So the reason for it's anti-pattern status is simply that it makes classes harder to re-use compared to Composition Root (because of having a dependency on the service locator).
This really isn't what I took away from it. Service locator is an anti-pattern that particularly affects larger systems developed my multiple developers.
Deep in the object graph created by the IoC container, some developer will have a dependency that is not explicit. They will need to instantiate an IFoo. Now suppose another developer no longer needs his IFoo, and removes the code that adds it to the container (not realizing the deep dependency). Whenever that deep code is run, instantiation of IFoo fails and the result is a bug.
This is particularly problematic in deep code rarely covered by manual testing. Such a bug could easily make it into production.

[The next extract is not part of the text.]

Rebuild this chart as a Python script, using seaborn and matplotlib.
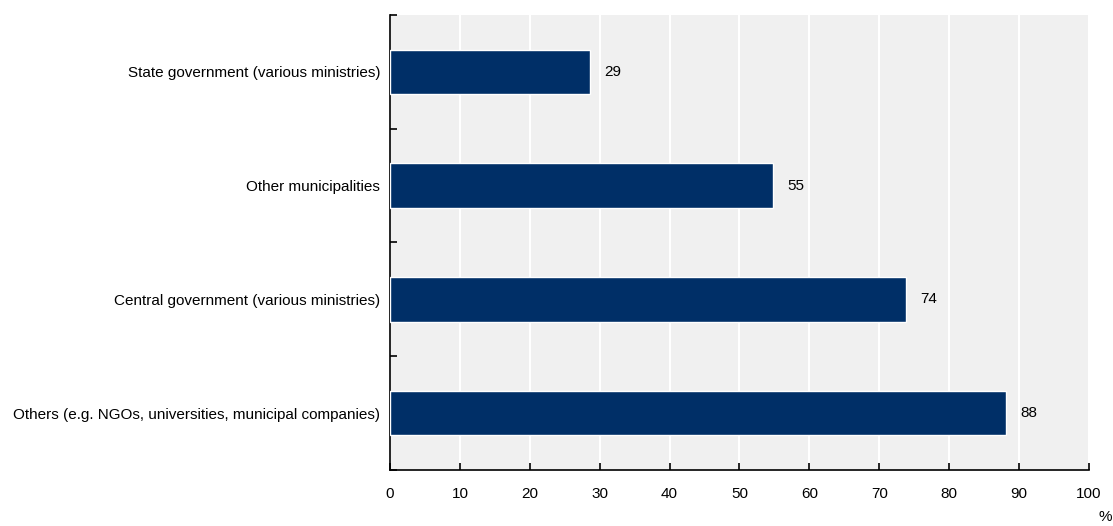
import matplotlib
matplotlib.use("Agg")
import matplotlib.pyplot as plt
import seaborn as sns
import pandas as pd
from matplotlib.ticker import FixedLocator

categories = [
    "State government (various ministries)",
    "Other municipalities",
    "Central government (various ministries)",
    "Others (e.g. NGOs, universities, municipal companies)",
]
values = [28.6, 54.8, 73.8, 88.1]
x_ticks = [0, 10, 20, 30, 40, 50, 60, 70, 80, 90, 100]

df = pd.DataFrame({"category": categories, "value": values})

sns.set_theme(style="white")
plt.rcParams["font.family"] = ["Liberation Sans Narrow", "Liberation Sans", "DejaVu Sans"]

fig = plt.figure(figsize=(11.13, 5.26), dpi=100)
ax = fig.add_axes([0.3504, 0.1065, 0.6280, 0.8650])
ax.set_facecolor("#f0f0f0")

sns.barplot(data=df, x="value", y="category", orient="h", color="#002f67",
            width=0.39, saturation=1, ax=ax, zorder=3)

ax.set_xlim(0, 100)
ax.set_ylim(len(categories) - 0.5, -0.5)
ax.set_xticks(x_ticks)
ax.set_xticklabels([str(t) for t in x_ticks], fontsize=11, color="#000000")
ax.set_yticks(range(len(categories)))
ax.set_yticklabels(categories, fontsize=11, color="#000000")
ax.tick_params(axis="y", which="major", left=True, length=0, pad=7)
ax.yaxis.set_minor_locator(FixedLocator([i - 0.5 for i in range(len(categories) + 1)]))
ax.tick_params(axis="y", which="minor", left=True, direction="in", length=5,
               width=1.2, color="black")
ax.tick_params(axis="x", which="major", bottom=True, direction="in", length=5,
               width=1.2, color="black", pad=12)

ax.grid(axis="x", color="white", linewidth=1.5, zorder=1)
ax.set_axisbelow(True)

for side in ["top", "right"]:
    ax.spines[side].set_visible(False)
for side in ["left", "bottom"]:
    ax.spines[side].set_color("black")
    ax.spines[side].set_linewidth(1.2)

ax.set_xlabel("")
ax.set_ylabel("")

for i, v in enumerate(values):
    ax.text(v + 2.1, i, f"{v:.0f}", va="center", ha="left", fontsize=11, color="#000000")

fig.text(0.993, 0.004, "%", ha="center", va="bottom", fontsize=11, color="#000000")

fig.savefig("out.png", dpi=100)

The solution is to use typed factories. In Castle Windsor, I used the Typed Factory Facility, which allows me to inject an IFactory<T> to resolve any T. This makes the dependency explicit. Then, I wrote a custom resolver that checks the whether that dependency is resolvable before injecting the IFactory<T>. Because this is a deep check (ensuring the first T can be resolved, and then any IFactory<T> that is injected into it, then the factories injected into those, etc.), no matter how large the dependency graph, I get an immediate error if something deep down cannot resolve.
(And recall that regular DI will give you all of this for anything you can resolve directly in the constructor. All that the service locators, or typed factories, give you is for any case where you must resolve something after the object has been constructed.)